It’s called the weather, idiot. Quite often during the winter is snows in some locations and gets cold. Imagine that.
As a species, we human beings have become so blind with conceit and self-love that we genuinely believe that the fate of the planet is in our hands — when the reality is that everything, or almost everything, depends on the behaviour and caprice of the gigantic thermonuclear fireball around which we revolve.
I say all this because I am sitting here staring through the window at the flowerpot and the bashed-up barbecue, and I am starting to think this series of winters is not a coincidence. The snow on the flowerpot, since I have been staring, has got about an inch thicker. The barbecue is all but invisible. By my calculations, this is now the fifth year in a row that we have had an unusual amount of snow; and by unusual I mean snow of a kind that I don’t remember from my childhood: snow that comes one day, and then sticks around for a couple of days, followed by more.
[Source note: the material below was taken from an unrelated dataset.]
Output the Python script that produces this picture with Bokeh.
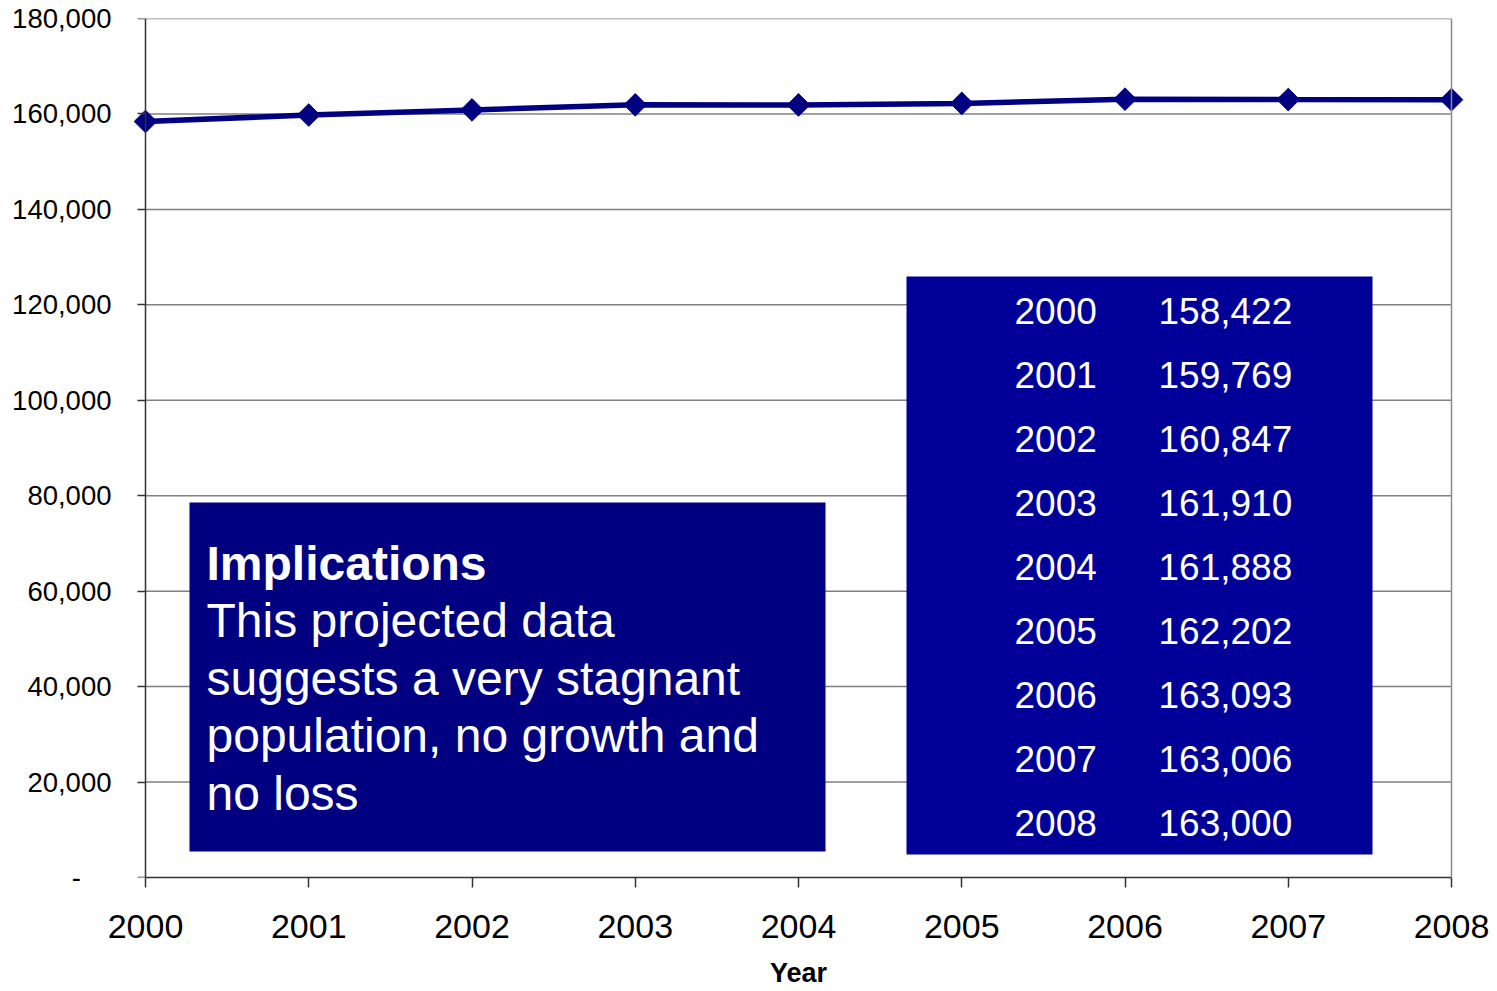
import numpy as np
from bokeh.plotting import figure
from bokeh.models import (Range1d, FixedTicker, BoxAnnotation, LabelSet,
                          Span, ColumnDataSource, LinearAxis)
from bokeh.core.properties import value
from bokeh.embed import file_html
from bokeh.resources import INLINE

# ---- data -------------------------------------------------------------
years = [2000, 2001, 2002, 2003, 2004, 2005, 2006, 2007, 2008]
population = [158422, 159769, 160847, 161910, 161888, 162202, 163093, 163006, 163000]

y_ticks = [0, 20000, 40000, 60000, 80000, 100000, 120000, 140000, 160000, 180000]
y_tick_labels = ["-\u00a0\u00a0\u00a0\u00a0", "20,000", "40,000", "60,000", "80,000",
                 "100,000", "120,000", "140,000", "160,000", "180,000"]
x_tick_labels = ["2000", "2001", "2002", "2003", "2004", "2005", "2006", "2007", "2008"]
x_title = "Year"

note_title = "Implications"
note_lines = ["This projected data", "suggests a very stagnant",
              "population, no growth and", "no loss"]

FONT = "Liberation Sans"
NAVY = "#000080"
TABLE_BLUE = "#000099"
AXIS_GREY = "#333333"

# ---- layout (pixels) ----------------------------------------------------
W, H = 1497, 991
FRAME_L, FRAME_R, FRAME_T, FRAME_B = 131, 1465, 18, 877
AX_L, AX_R = 145, 1451          # where the first and last year sit
px_per_year = (AX_R - AX_L) / (years[-1] - years[0])
x_start = years[0] - (AX_L - FRAME_L) / px_per_year
x_end = years[-1] + (FRAME_R - AX_R) / px_per_year
y_top = y_ticks[-1]


def X(px):
    return years[0] + (px - AX_L) / px_per_year


def Y(py):
    return (FRAME_B - py) / (FRAME_B - FRAME_T) * y_top


p = figure(width=W, height=H,
           x_range=Range1d(x_start, x_end), y_range=Range1d(0, y_top),
           min_border_left=FRAME_L, min_border_right=W - FRAME_R,
           min_border_top=FRAME_T, min_border_bottom=H - FRAME_B,
           output_backend="svg", toolbar_location=None,
           outline_line_color=None, background_fill_color="white",
           border_fill_color="white")
p.xgrid.visible = False
p.ygrid.visible = False

# ---- y axis: labels on the frame edge ------------------------------------
ya = p.yaxis[0]
ya.ticker = FixedTicker(ticks=y_ticks)
ya.major_label_overrides = dict(zip(y_ticks, y_tick_labels))
ya.minor_tick_line_color = None
ya.major_tick_line_color = None
ya.major_tick_in = 0
ya.major_tick_out = 0
ya.axis_line_color = None
ya.major_label_text_font = FONT
ya.major_label_text_font_size = "27.5px"
ya.major_label_text_color = "black"
ya.major_label_standoff = 20

# y axis line and ticks sitting on the first year
yline = LinearAxis(fixed_location=years[0], bounds=(0, y_top),
                   ticker=FixedTicker(ticks=y_ticks),
                   minor_tick_line_color=None, major_tick_in=0, major_tick_out=8,
                   major_tick_line_color=AXIS_GREY, major_tick_line_width=1.5,
                   axis_line_color=AXIS_GREY, axis_line_width=1.5,
                   major_label_text_color=None)
p.add_layout(yline, "left")

# ---- x axis -------------------------------------------------------------
xa = p.xaxis[0]
xa.bounds = (years[0], years[-1])
xa.ticker = FixedTicker(ticks=years)
xa.major_label_overrides = dict(zip(years, x_tick_labels))
xa.minor_tick_line_color = None
xa.major_tick_in = 0
xa.major_tick_out = 10
xa.major_tick_line_color = AXIS_GREY
xa.major_tick_line_width = 1.5
xa.axis_line_color = AXIS_GREY
xa.axis_line_width = 1.5
xa.major_label_text_font = FONT
xa.major_label_text_font_size = "34px"
xa.major_label_text_color = "black"
xa.major_label_standoff = 27
xa.axis_label = x_title
xa.axis_label_text_font = FONT
xa.axis_label_text_font_size = "27px"
xa.axis_label_text_font_style = "bold"
xa.axis_label_text_color = "black"
xa.axis_label_standoff = 17

# ---- horizontal grid lines and right border -----------------------------
grid_y = y_ticks[1:]
p.segment(x0=[years[0]] * len(grid_y), x1=[years[-1]] * len(grid_y),
          y0=grid_y, y1=grid_y, line_color="#808080", line_width=1.5)
p.add_layout(Span(location=years[-1], dimension="height",
                  line_color="#8a8a8a", line_width=1.5))

# ---- population series --------------------------------------------------
p.line(years, population, line_color=NAVY, line_width=5.5)
p.scatter(years, population, marker="square", size=16, angle=np.pi / 4,
          fill_color=NAVY, line_color=NAVY)

# ---- note box -------------------------------------------------------------
p.add_layout(BoxAnnotation(left=X(189), right=X(825), top=Y(502), bottom=Y(851),
                           fill_color=NAVY, fill_alpha=1.0, line_color=None))
note = ColumnDataSource(dict(
    x=[X(206)] * (len(note_lines) + 1),
    y=[Y(579 + 57.5 * i) for i in range(len(note_lines) + 1)],
    text=[note_title] + note_lines,
    style=["bold"] + ["normal"] * len(note_lines),
))
p.add_layout(LabelSet(x="x", y="y", text="text", text_font_style="style",
                      source=note, text_font=value(FONT), text_font_size="48px",
                      text_color="white", text_baseline="alphabetic",
                      text_align="left"))

# ---- value table box ------------------------------------------------------
p.add_layout(BoxAnnotation(left=X(906), right=X(1372), top=Y(276), bottom=Y(854),
                           fill_color=TABLE_BLUE, fill_alpha=1.0, line_color=None))
row_y = [Y(323 + 64 * i) for i in range(len(years))]
table = ColumnDataSource(dict(
    yx=[X(1014)] * len(years),
    vx=[X(1158)] * len(years),
    y=row_y,
    year=[str(y) for y in years],
    val=[f"{v:,}" for v in population],
))
for xcol, tcol in (("yx", "year"), ("vx", "val")):
    p.add_layout(LabelSet(x=xcol, y="y", text=tcol, source=table,
                          text_font=value(FONT), text_font_size="37px",
                          text_color="white", text_baseline="alphabetic",
                          text_align="left"))

open("out.html", "w").write(file_html(p, INLINE))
I remember snow that used to come and settle for just long enough for a single decent snowball fight before turning to slush; I don’t remember winters like this. Two days ago I was cycling through Trafalgar Square and saw icicles on the traffic lights; and though I am sure plenty of readers will say I am just unobservant, I don’t think I have seen that before. I am all for theories about climate change, and would not for a moment dispute the wisdom or good intentions of the vast majority of scientists.
Ah, it was a mere 13 years ago when we were told it was the end of snow in the UK. Good times. Perhaps while noted climatologist Leonardo DiCaprio jets around the globe on behalf of the environment he can stop by and have a snowball fight with Johnson.